While studing in University of Illinois at Urbana-Champaign, my research aim on supporting the state-dependent real-time scheduling theory for mission critical systems. One typical example is the phase array radar installed on fight jets. The scheduling algorithm on such systems need to take into account the timely requirements and dynamic workload at the same time.

My doctroal thesis considers the general case when a job may have more than one feasible interval. Such a job is constrained to execute from start to completion in one of its feasible intervals. The problem of meeting the timing constraint of such jobs is divided into three problems: feasible interval determination, feasible interval selection, and job scheduling. When the deadline of every job is given as a known time function, there is an optimal feasible interval determination algorithm: The algorithm determines the start times and end times of feasible intervals of every job so that the job will never miss its deadline if the job executes from start to completion in one of its feasible intervals. When the future values of job deadlines are unknown, it is not possible to make optimal determination of feasible intervals.
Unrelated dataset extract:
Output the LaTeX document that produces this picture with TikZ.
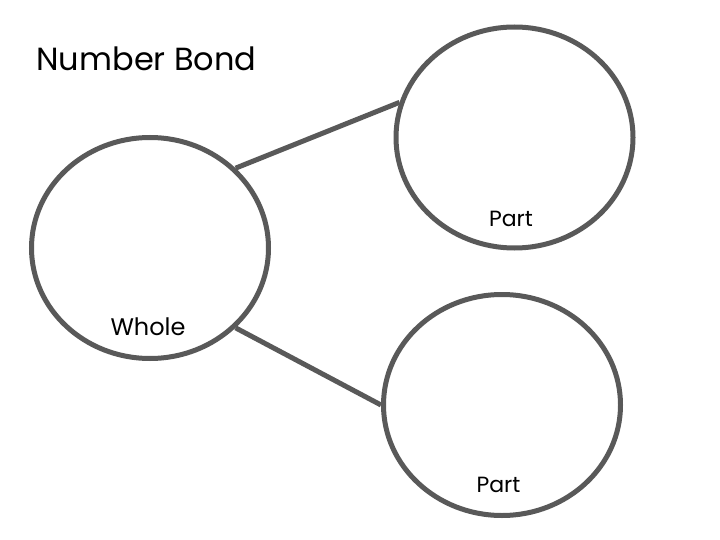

We developed several algorithms to determine probabilistically feasible interval start times and end times for each job so that the probability of a job meeting its timing constraint is no less than a given threshold if it executes from start to completion in one of its feasible intervals. Given the start times and end times of feasible intervals, the problem of selecting a feasible interval for each job in a set of multiple feasible interval jobs so that all jobs complete in time is NP-hard. The optimal branch-and-bound algorithm described here can be used when there is time to compute the schedule.

This research has been extended my other research projects in following years, including multi-core scheduling, heterogeneous core scheduling, and fog-cloud scheduling.